Tradition meets innovation at Aldeburgh Music

2013 is the centenary of Benjamin Britten, the composer, conductor and pianist who once lived and worked in Aldeburgh. To celebrate Britten’s talent, Aldeburgh Music brings together the old and the new in their Faster Than Sound series that ‘joins the dots between musical genres and digital art forms’. In Britten’s footsteps which was performed on February the 1st brought to the audience the natural sounds of Aldeburgh and Britten’s cello music most probably inspired by these sounds. The sound work was done by the renowned BBC wildlife programmes sound producer Chris Watson who retraced Britten’s most beloved paths and recorded the sounds surrounding these environments over the period of one year. At the performance these sounds were played back on an ambisonic sound system while Britten’s cello music was performed live by Oliver Coates.

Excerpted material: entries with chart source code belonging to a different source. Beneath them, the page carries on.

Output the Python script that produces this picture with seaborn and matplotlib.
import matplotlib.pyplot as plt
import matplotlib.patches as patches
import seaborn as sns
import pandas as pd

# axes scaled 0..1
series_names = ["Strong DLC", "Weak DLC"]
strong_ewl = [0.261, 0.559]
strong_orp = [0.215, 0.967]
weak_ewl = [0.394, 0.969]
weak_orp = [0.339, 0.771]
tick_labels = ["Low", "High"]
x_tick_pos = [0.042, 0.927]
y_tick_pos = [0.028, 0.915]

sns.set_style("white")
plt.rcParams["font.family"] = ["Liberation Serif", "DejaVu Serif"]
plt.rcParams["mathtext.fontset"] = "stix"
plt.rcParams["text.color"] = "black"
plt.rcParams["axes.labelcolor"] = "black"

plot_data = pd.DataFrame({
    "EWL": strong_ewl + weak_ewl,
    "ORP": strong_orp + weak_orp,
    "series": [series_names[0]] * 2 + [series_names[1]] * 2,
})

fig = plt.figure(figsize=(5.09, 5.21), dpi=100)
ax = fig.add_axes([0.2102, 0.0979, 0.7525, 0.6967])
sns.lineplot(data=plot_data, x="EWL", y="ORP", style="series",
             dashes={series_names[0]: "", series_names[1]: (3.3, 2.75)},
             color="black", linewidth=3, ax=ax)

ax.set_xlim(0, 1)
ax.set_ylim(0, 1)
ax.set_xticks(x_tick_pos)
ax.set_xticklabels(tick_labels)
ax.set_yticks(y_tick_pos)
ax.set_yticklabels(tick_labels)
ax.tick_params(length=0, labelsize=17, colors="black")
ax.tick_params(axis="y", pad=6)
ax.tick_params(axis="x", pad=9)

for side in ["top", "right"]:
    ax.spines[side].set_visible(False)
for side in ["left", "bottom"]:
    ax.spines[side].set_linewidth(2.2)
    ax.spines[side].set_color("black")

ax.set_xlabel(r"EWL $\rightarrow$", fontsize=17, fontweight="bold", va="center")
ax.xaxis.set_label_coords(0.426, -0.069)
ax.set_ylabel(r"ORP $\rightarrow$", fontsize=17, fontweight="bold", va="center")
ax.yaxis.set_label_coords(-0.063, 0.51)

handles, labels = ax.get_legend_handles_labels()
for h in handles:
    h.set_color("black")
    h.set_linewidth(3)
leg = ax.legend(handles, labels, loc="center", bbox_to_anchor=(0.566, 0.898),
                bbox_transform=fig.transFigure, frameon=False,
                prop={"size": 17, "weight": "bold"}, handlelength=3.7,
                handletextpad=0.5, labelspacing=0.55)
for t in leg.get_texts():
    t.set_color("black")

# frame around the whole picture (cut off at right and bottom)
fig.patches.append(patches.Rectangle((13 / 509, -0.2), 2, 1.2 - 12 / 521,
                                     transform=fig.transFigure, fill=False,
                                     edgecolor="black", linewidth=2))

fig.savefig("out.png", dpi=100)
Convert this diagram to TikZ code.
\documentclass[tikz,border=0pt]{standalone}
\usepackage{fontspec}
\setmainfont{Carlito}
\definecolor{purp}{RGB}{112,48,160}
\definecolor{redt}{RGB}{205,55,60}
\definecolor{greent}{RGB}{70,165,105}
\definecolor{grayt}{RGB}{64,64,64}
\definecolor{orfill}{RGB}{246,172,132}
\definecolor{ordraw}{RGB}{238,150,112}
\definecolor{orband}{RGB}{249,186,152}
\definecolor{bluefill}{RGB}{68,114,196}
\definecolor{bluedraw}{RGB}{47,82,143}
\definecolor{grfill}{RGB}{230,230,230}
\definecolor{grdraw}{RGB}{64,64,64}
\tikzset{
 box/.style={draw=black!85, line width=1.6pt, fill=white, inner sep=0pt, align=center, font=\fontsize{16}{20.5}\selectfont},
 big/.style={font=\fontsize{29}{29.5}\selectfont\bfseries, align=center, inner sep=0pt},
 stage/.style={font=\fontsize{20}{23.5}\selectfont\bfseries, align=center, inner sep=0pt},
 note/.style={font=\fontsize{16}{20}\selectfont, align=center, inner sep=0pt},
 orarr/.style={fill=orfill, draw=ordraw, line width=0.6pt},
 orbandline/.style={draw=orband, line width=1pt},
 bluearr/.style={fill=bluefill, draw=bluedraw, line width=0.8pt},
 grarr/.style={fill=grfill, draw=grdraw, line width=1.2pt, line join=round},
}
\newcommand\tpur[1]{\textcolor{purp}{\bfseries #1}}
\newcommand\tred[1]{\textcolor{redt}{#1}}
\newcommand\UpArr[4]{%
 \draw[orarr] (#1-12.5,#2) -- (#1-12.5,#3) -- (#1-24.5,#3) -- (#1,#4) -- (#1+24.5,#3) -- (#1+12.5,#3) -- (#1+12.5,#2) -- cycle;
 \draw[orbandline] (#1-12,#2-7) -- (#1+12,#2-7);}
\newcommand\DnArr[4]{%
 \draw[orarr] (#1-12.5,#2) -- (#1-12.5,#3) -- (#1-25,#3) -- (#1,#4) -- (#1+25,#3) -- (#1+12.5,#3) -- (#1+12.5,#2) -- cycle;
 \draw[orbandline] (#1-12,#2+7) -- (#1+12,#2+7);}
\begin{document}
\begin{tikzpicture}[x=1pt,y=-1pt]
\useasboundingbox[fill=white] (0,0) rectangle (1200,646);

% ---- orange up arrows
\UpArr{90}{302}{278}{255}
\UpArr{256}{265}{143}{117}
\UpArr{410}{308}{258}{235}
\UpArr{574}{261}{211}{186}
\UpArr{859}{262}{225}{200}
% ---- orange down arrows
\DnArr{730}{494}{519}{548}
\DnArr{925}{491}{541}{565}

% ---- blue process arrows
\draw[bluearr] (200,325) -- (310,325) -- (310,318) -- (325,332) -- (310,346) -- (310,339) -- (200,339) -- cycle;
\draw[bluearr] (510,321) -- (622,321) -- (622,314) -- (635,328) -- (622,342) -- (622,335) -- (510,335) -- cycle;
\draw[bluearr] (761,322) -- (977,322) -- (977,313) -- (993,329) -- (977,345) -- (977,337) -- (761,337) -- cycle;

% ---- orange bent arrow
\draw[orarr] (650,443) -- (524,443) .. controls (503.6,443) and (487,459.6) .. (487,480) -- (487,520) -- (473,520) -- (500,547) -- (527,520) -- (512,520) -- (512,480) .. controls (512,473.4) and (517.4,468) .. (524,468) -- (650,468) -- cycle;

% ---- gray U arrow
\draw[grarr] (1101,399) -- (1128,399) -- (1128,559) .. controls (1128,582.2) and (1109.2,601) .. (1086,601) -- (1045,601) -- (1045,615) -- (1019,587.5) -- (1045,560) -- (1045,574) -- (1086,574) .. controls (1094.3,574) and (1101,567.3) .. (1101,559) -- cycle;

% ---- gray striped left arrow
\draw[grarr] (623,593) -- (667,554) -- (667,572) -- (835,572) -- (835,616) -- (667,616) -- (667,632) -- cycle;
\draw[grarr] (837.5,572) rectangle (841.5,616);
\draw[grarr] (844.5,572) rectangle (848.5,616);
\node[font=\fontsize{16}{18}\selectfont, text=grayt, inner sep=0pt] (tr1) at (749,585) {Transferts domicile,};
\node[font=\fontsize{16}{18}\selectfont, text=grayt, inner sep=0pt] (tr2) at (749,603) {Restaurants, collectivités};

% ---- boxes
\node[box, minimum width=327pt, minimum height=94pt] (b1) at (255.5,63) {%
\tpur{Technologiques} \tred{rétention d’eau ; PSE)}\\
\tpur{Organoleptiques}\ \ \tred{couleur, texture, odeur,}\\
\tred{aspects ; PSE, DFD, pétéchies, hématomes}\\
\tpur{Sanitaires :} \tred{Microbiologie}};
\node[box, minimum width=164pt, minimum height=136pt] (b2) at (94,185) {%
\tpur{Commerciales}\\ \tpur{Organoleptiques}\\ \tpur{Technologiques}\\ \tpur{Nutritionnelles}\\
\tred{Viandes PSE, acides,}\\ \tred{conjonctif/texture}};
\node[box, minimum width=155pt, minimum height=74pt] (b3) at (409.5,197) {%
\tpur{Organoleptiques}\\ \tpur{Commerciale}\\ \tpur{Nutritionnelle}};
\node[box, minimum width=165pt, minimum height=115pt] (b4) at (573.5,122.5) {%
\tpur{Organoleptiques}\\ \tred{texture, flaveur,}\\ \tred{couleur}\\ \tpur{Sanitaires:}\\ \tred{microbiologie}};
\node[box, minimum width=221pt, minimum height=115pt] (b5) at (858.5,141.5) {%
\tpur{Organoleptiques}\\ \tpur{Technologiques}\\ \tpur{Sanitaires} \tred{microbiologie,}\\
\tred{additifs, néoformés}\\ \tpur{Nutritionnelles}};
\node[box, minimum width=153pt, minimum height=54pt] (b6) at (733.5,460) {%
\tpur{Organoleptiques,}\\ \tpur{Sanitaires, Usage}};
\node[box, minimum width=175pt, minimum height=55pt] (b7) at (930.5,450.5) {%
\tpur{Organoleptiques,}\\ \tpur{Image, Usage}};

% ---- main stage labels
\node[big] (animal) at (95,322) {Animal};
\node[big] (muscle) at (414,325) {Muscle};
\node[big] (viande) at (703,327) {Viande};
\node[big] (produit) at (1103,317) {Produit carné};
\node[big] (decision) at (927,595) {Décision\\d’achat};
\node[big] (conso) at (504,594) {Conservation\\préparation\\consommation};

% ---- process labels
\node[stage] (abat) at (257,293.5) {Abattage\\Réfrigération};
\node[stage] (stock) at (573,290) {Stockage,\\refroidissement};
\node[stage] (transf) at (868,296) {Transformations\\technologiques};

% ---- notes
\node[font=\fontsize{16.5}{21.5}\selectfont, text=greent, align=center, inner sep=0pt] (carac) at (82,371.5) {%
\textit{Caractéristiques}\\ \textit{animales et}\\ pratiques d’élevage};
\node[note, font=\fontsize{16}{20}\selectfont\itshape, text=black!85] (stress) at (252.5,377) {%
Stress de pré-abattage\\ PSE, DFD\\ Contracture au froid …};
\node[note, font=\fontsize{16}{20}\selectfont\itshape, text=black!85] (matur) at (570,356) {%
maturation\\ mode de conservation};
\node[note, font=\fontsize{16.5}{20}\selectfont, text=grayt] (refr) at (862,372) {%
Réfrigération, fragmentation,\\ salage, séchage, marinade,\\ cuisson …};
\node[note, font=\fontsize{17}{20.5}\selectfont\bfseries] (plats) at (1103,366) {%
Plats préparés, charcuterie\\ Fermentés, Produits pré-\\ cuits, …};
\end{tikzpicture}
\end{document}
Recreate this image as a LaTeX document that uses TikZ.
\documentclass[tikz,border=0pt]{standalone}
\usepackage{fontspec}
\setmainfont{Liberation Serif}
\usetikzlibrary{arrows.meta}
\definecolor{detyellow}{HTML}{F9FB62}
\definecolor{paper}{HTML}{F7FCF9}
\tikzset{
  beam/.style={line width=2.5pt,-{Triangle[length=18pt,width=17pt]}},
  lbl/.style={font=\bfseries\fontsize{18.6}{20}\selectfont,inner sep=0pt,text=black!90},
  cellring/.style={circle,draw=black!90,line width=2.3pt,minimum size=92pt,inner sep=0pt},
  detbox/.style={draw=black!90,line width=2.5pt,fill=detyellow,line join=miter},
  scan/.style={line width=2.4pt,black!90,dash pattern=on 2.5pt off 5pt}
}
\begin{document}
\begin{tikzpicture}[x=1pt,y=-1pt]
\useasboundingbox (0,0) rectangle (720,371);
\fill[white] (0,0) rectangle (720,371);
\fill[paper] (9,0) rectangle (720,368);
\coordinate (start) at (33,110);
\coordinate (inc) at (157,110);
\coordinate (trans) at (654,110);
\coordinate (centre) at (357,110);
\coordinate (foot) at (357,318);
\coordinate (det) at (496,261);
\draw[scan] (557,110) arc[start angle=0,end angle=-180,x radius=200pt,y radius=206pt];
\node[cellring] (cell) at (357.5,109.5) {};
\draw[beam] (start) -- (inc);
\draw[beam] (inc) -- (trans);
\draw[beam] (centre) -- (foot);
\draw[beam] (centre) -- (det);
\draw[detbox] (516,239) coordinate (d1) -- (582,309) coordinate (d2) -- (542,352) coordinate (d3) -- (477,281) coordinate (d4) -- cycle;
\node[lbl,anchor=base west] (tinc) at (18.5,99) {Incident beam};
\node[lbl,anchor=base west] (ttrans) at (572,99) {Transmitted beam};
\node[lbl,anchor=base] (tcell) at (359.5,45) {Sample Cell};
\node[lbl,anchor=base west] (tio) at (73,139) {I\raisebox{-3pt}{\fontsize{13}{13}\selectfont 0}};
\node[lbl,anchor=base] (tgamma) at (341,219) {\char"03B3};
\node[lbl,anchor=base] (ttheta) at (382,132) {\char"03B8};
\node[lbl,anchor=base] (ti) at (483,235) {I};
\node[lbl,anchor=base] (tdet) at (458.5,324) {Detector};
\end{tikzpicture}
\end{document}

Faster Than Sound programme supported by Art Council England and Paul Hamlyn Foundation has resulted in multiple innovative projects and their website promises more to come in the near future. While In Britten’s Footsteps is not on artplayer yet, there is a chance to have a look at another Faster Than Sound event – Game. Classical orchestra side by side… electronic toys! How do the musicians cope with the invasion of dolls and cars? Quite brilliantly, this is the stuff of twenty first century at its freshest. The high production values of the coverage of Game forbid me to say any more, this one has to be seen (and listened to):


Aldeburgh Music have not, of course, turned their back to traditions. Blissful extracts performed by the Concertgebouw Orchestra and astonishing views of Suffolk landscape that Benjamin Britten once was so inspired by can take you on a journey completely different from Game – an epic, timeless dream of grand narratives and great art.